Our considered opinion is that the iudgment can be pronounced even without admitting the entry as additional evidence nor is there any other substantial cause for admitting the same. 16 So far as the application of Clause (b) concerned, the Court must be satisfied that the appellants notwithstanding exercise of due diligence, had no knowledge of the existence of the document or the same could not be produced by them at the time when the decree under appeal was passed by the Court below. The affidavits in both the applications were not sworn to by defendant No. 2 who ia the elder of the two appellants before us and is expected to know more about the affairs of the family than defendant No. 3 (who is very young), who has sworn to the affidavits. The applications do not disclose as to how the appellants came to know about the existence of the aforesaid entry. There is no mention therein that the appellants could not have the knowledge about the existence of this document, in spite of due diligence, before the decree under appeal was passed and, as such, the affidavits filed on behalf of the appellants do not satisfy the requirements of Order XLI Rule 27 (1) (b).
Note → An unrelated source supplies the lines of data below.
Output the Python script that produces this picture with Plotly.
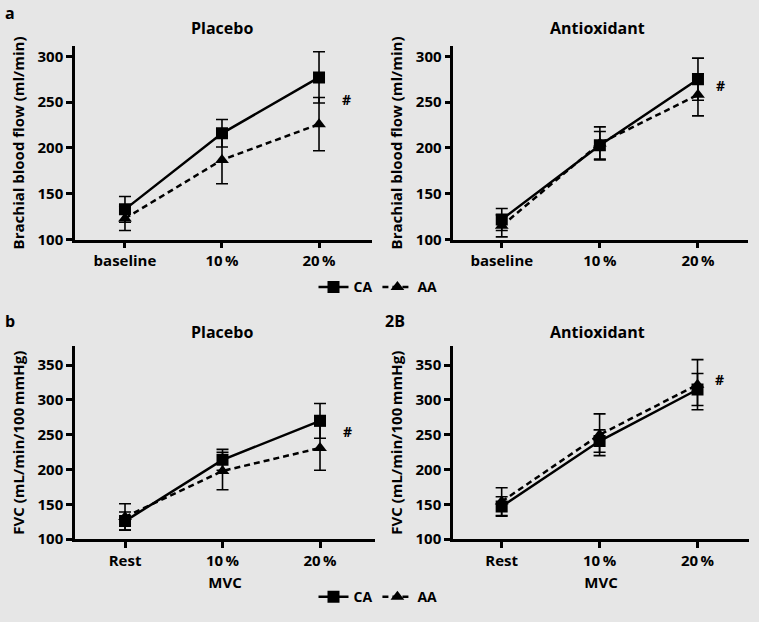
import plotly.graph_objects as go

# ---------------- data ----------------
x_idx = [0, 1, 2]
cats_top = ["baseline", "10\u2009%", "20\u2009%"]
cats_bottom = ["Rest", "10\u2009%", "20\u2009%"]

bbf_placebo_ca = [133, 216, 277]
bbf_placebo_ca_err = [14, 15, 28]
bbf_placebo_aa = [123, 187, 226]
bbf_placebo_aa_err = [13, 26, 29]

bbf_antiox_ca = [122, 203, 275]
bbf_antiox_ca_err = [12, 15, 23]
bbf_antiox_aa = [115, 205, 258]
bbf_antiox_aa_err = [12, 18, 23]

fvc_placebo_ca = [126, 214, 270]
fvc_placebo_ca_err = [13, 15, 25]
fvc_placebo_aa = [132, 198, 231]
fvc_placebo_aa_err = [19, 27, 32]

fvc_antiox_ca = [147, 241, 315]
fvc_antiox_ca_err = [14, 16, 23]
fvc_antiox_aa = [154, 250, 322]
fvc_antiox_aa_err = [20, 30, 36]

# ---------------- figure ----------------
W, H = 759, 622
FONT = "Open Sans"
BG = "#e6e6e6"
WT = "bold"

fig = go.Figure()


def add_pair(ca, ca_err, aa, aa_err, xa, ya, legend, showleg):
    fig.add_trace(go.Scatter(
        x=x_idx, y=aa, name="AA", mode="lines+markers",
        xaxis=xa, yaxis=ya, legend=legend, showlegend=showleg, legendrank=2,
        line=dict(color="black", width=2.5, dash="6px,4px"),
        marker=dict(symbol="triangle-up", size=12, color="black"),
        error_y=dict(type="data", array=aa_err, visible=True,
                     color="black", thickness=1.6, width=6),
    ))
    fig.add_trace(go.Scatter(
        x=x_idx, y=ca, name="CA", mode="lines+markers",
        xaxis=xa, yaxis=ya, legend=legend, showlegend=showleg, legendrank=1,
        line=dict(color="black", width=2.5),
        marker=dict(symbol="square", size=12, color="black"),
        error_y=dict(type="data", array=ca_err, visible=True,
                     color="black", thickness=1.6, width=6),
    ))


add_pair(bbf_placebo_ca, bbf_placebo_ca_err, bbf_placebo_aa, bbf_placebo_aa_err,
         "x", "y", "legend", True)
add_pair(bbf_antiox_ca, bbf_antiox_ca_err, bbf_antiox_aa, bbf_antiox_aa_err,
         "x2", "y2", "legend", False)
add_pair(fvc_placebo_ca, fvc_placebo_ca_err, fvc_placebo_aa, fvc_placebo_aa_err,
         "x3", "y3", "legend2", True)
add_pair(fvc_antiox_ca, fvc_antiox_ca_err, fvc_antiox_aa, fvc_antiox_aa_err,
         "x4", "y4", "legend2", False)


def px_x(p):
    return p / W


def px_y(p):
    return 1 - p / H


tickfont = dict(family=FONT, size=15, color="black", weight=WT)
titlefont = dict(family=FONT, size=15, color="black", weight=WT)


def xaxis(dom, rng, ticktext, anchor, title=None):
    d = dict(domain=dom, range=rng, anchor=anchor,
             tickmode="array", tickvals=x_idx, ticktext=ticktext,
             showline=True, linecolor="black", linewidth=2.5,
             ticks="outside", ticklen=6, tickwidth=2.5, tickcolor="black",
             showgrid=False, zeroline=False, fixedrange=True,
             tickfont=tickfont)
    if title:
        d["title"] = dict(text=title, font=titlefont, standoff=9)
    return d


def yaxis(dom, rng, dtick, anchor, title):
    return dict(domain=dom, range=rng, anchor=anchor, dtick=dtick, tick0=0,
                showline=True, linecolor="black", linewidth=2.5,
                ticks="outside", ticklen=6, tickwidth=2.5, tickcolor="black",
                showgrid=False, zeroline=False, fixedrange=True,
                tickfont=tickfont,
                title=dict(text=title, font=titlefont, standoff=10))


top_dom = [px_y(242.5), px_y(46)]
bot_dom = [px_y(547), px_y(351)]

legfont = dict(family=FONT, size=14, color="black", weight=WT)

fig.update_layout(
    width=W, height=H,
    margin=dict(l=0, r=0, t=0, b=0),
    paper_bgcolor=BG, plot_bgcolor=BG,
    font=dict(family=FONT, color="black"),
    xaxis=xaxis([px_x(75), px_x(371.7)], [-0.515, 2.543], cats_top, "y"),
    yaxis=yaxis(top_dom, [100, 311], 50, "x", "Brachial blood flow (ml/min)"),
    xaxis2=xaxis([px_x(453.3), px_x(748)], [-0.494, 2.51], cats_top, "y2"),
    yaxis2=yaxis(top_dom, [100, 311], 50, "x2", "Brachial blood flow (ml/min)"),
    xaxis3=xaxis([px_x(75), px_x(375)], [-0.513, 2.564], cats_bottom, "y3", "MVC"),
    yaxis3=yaxis(bot_dom, [100, 377], 50, "x3", "FVC (mL/min/100\u2009mmHg)"),
    xaxis4=xaxis([px_x(453), px_x(749)], [-0.497, 2.526], cats_bottom, "y4", "MVC"),
    yaxis4=yaxis(bot_dom, [100, 377], 50, "x4", "FVC (mL/min/100\u2009mmHg)"),
    legend=dict(orientation="h", x=px_x(378), xanchor="center",
                y=px_y(291), yanchor="middle", bgcolor="rgba(0,0,0,0)",
                font=legfont, itemwidth=30, traceorder="normal"),
    legend2=dict(orientation="h", x=px_x(378), xanchor="center",
                 y=px_y(606), yanchor="middle", bgcolor="rgba(0,0,0,0)",
                 font=legfont, itemwidth=30, traceorder="normal"),
)

ann_font = dict(family=FONT, size=16, color="black", weight=WT)
hash_font = dict(family=FONT, size=14, color="black", weight=WT)
annotations = [
    dict(text="Placebo", x=px_x(222), y=px_y(27), xref="paper", yref="paper",
         showarrow=False, font=ann_font, xanchor="center", yanchor="middle"),
    dict(text="Antioxidant", x=px_x(597), y=px_y(27), xref="paper", yref="paper",
         showarrow=False, font=ann_font, xanchor="center", yanchor="middle"),
    dict(text="Placebo", x=px_x(222), y=px_y(336), xref="paper", yref="paper",
         showarrow=False, font=ann_font, xanchor="center", yanchor="middle"),
    dict(text="Antioxidant", x=px_x(597), y=px_y(336), xref="paper", yref="paper",
         showarrow=False, font=ann_font, xanchor="center", yanchor="middle"),
    dict(text="a", x=px_x(3), y=px_y(12), xref="paper", yref="paper",
         showarrow=False, font=ann_font, xanchor="left", yanchor="middle"),
    dict(text="b", x=px_x(3), y=px_y(325), xref="paper", yref="paper",
         showarrow=False, font=ann_font, xanchor="left", yanchor="middle"),
    dict(text="2B", x=px_x(383), y=px_y(325), xref="paper", yref="paper",
         showarrow=False, font=ann_font, xanchor="left", yanchor="middle"),
    # significance markers placed in data coordinates
    dict(text="#", x=2.28, y=253, xref="x", yref="y", showarrow=False, font=hash_font),
    dict(text="#", x=2.23, y=268, xref="x2", yref="y2", showarrow=False, font=hash_font),
    dict(text="#", x=2.28, y=255, xref="x3", yref="y3", showarrow=False, font=hash_font),
    dict(text="#", x=2.22, y=329, xref="x4", yref="y4", showarrow=False, font=hash_font),
]
fig.update_layout(annotations=annotations)

fig.write_html("out.html", config={"displayModeBar": False},
               post_script="document.body.style.margin='0';")
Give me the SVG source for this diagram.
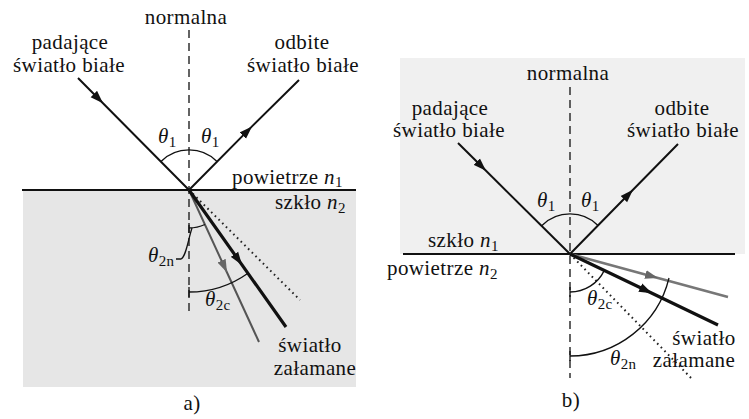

Moreover. Beni Singh was so nearly related to the appellants that, in the natural course of human conduct, they must have been aware that Beni Singh was in Government service and the payment of his pension ceased on his death. Therefore, the entry cannot be admitted as additional evidence under Clause (b) as well. 17. In the result, the iudgment and decree of the Court below are affirmed and the appeal is dismissed with costs. R.J.Bahadur, J. 18 I agree.